SUPPLIED INFORMATION
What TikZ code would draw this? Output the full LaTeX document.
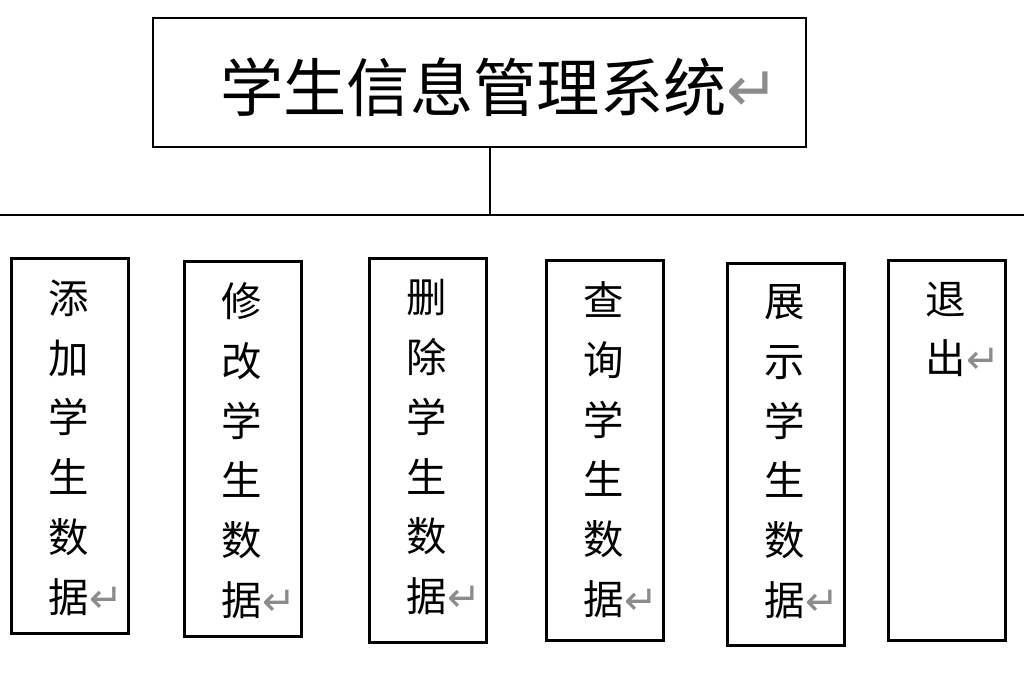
\documentclass[tikz,border=0pt]{standalone}
\usepackage{fontspec}
\setmainfont{Noto Sans CJK SC}
\newfontfamily\symfont{DejaVu Sans}
\usetikzlibrary{positioning}
\newcommand{\retmark}{{\symfont\color{black!45}\char"21B5}}

\begin{document}
\begin{tikzpicture}[
    % Node styles
    titlebox/.style={
        rectangle,
        draw=black,
        line width=0.75pt,
        minimum width=6.53cm,
        minimum height=1.29cm
    },
    funcbox/.style={
        rectangle,
        draw=black,
        line width=0.75pt,
        minimum width=1.17cm,
        anchor=north west
    },
    functext/.style={
        anchor=north west,
        align=left,
        font=\fontsize{11.5pt}{17pt}\selectfont,
        inner sep=0pt
    }
]
\useasboundingbox (0,0) rectangle (10.24,6.8);

% === Title ===
\node[titlebox] (sys) at (4.795,5.975) {};
\node[font=\fontsize{18pt}{22pt}\selectfont] (systext) at (5.0,5.93) {学生信息管理系统\retmark};

% === Bus line ===
\coordinate (busL) at (0,4.65);
\coordinate (busR) at (10.24,4.65);
\coordinate (busM) at (4.9,4.65);
\draw[line width=0.75pt] (busL) -- (busR);
\draw[line width=0.75pt] (sys.south -| busM) -- (busM);

% === Function boxes ===
\node[funcbox, minimum height=3.75cm] (add)  at (0.10,4.23) {};
\node[funcbox, minimum height=3.75cm] (mod)  at (1.83,4.20) {};
\node[funcbox, minimum height=3.84cm] (del)  at (3.68,4.23) {};
\node[funcbox, minimum height=3.80cm] (qry)  at (5.45,4.21) {};
\node[funcbox, minimum height=3.82cm] (show) at (7.26,4.18) {};
\node[funcbox, minimum height=3.80cm] (quit) at (8.87,4.21) {};

\node[functext] (addt)  at ([xshift=0.38cm,yshift=-0.22cm]add.north west)  {添\\加\\学\\生\\数\\据\retmark};
\node[functext] (modt)  at ([xshift=0.38cm,yshift=-0.22cm]mod.north west)  {修\\改\\学\\生\\数\\据\retmark};
\node[functext] (delt)  at ([xshift=0.38cm,yshift=-0.22cm]del.north west)  {删\\除\\学\\生\\数\\据\retmark};
\node[functext] (qryt)  at ([xshift=0.38cm,yshift=-0.22cm]qry.north west)  {查\\询\\学\\生\\数\\据\retmark};
\node[functext] (showt) at ([xshift=0.38cm,yshift=-0.22cm]show.north west) {展\\示\\学\\生\\数\\据\retmark};
\node[functext] (quitt) at ([xshift=0.38cm,yshift=-0.22cm]quit.north west) {退\\出\retmark};

\end{tikzpicture}
\end{document}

SET EXERCISE
Transcribe the listing above verbatim. Omit the pictures.

REPLY TO THE EXERCISE
What TikZ code would draw this? Output the full LaTeX document.
\documentclass[tikz,border=0pt]{standalone}
\usepackage{fontspec}
\setmainfont{Noto Sans CJK SC}
\newfontfamily\symfont{DejaVu Sans}
\usetikzlibrary{positioning}
\newcommand{\retmark}{{\symfont\color{black!45}\char"21B5}}

\begin{document}
\begin{tikzpicture}[
    % Node styles
    titlebox/.style={
        rectangle,
        draw=black,
        line width=0.75pt,
        minimum width=6.53cm,
        minimum height=1.29cm
    },
    funcbox/.style={
        rectangle,
        draw=black,
        line width=0.75pt,
        minimum width=1.17cm,
        anchor=north west
    },
    functext/.style={
        anchor=north west,
        align=left,
        font=\fontsize{11.5pt}{17pt}\selectfont,
        inner sep=0pt
    }
]
\useasboundingbox (0,0) rectangle (10.24,6.8);

% === Title ===
\node[titlebox] (sys) at (4.795,5.975) {};
\node[font=\fontsize{18pt}{22pt}\selectfont] (systext) at (5.0,5.93) {学生信息管理系统\retmark};

% === Bus line ===
\coordinate (busL) at (0,4.65);
\coordinate (busR) at (10.24,4.65);
\coordinate (busM) at (4.9,4.65);
\draw[line width=0.75pt] (busL) -- (busR);
\draw[line width=0.75pt] (sys.south -| busM) -- (busM);

% === Function boxes ===
\node[funcbox, minimum height=3.75cm] (add)  at (0.10,4.23) {};
\node[funcbox, minimum height=3.75cm] (mod)  at (1.83,4.20) {};
\node[funcbox, minimum height=3.84cm] (del)  at (3.68,4.23) {};
\node[funcbox, minimum height=3.80cm] (qry)  at (5.45,4.21) {};
\node[funcbox, minimum height=3.82cm] (show) at (7.26,4.18) {};
\node[funcbox, minimum height=3.80cm] (quit) at (8.87,4.21) {};

\node[functext] (addt)  at ([xshift=0.38cm,yshift=-0.22cm]add.north west)  {添\\加\\学\\生\\数\\据\retmark};
\node[functext] (modt)  at ([xshift=0.38cm,yshift=-0.22cm]mod.north west)  {修\\改\\学\\生\\数\\据\retmark};
\node[functext] (delt)  at ([xshift=0.38cm,yshift=-0.22cm]del.north west)  {删\\除\\学\\生\\数\\据\retmark};
\node[functext] (qryt)  at ([xshift=0.38cm,yshift=-0.22cm]qry.north west)  {查\\询\\学\\生\\数\\据\retmark};
\node[functext] (showt) at ([xshift=0.38cm,yshift=-0.22cm]show.north west) {展\\示\\学\\生\\数\\据\retmark};
\node[functext] (quitt) at ([xshift=0.38cm,yshift=-0.22cm]quit.north west) {退\\出\retmark};

\end{tikzpicture}
\end{document}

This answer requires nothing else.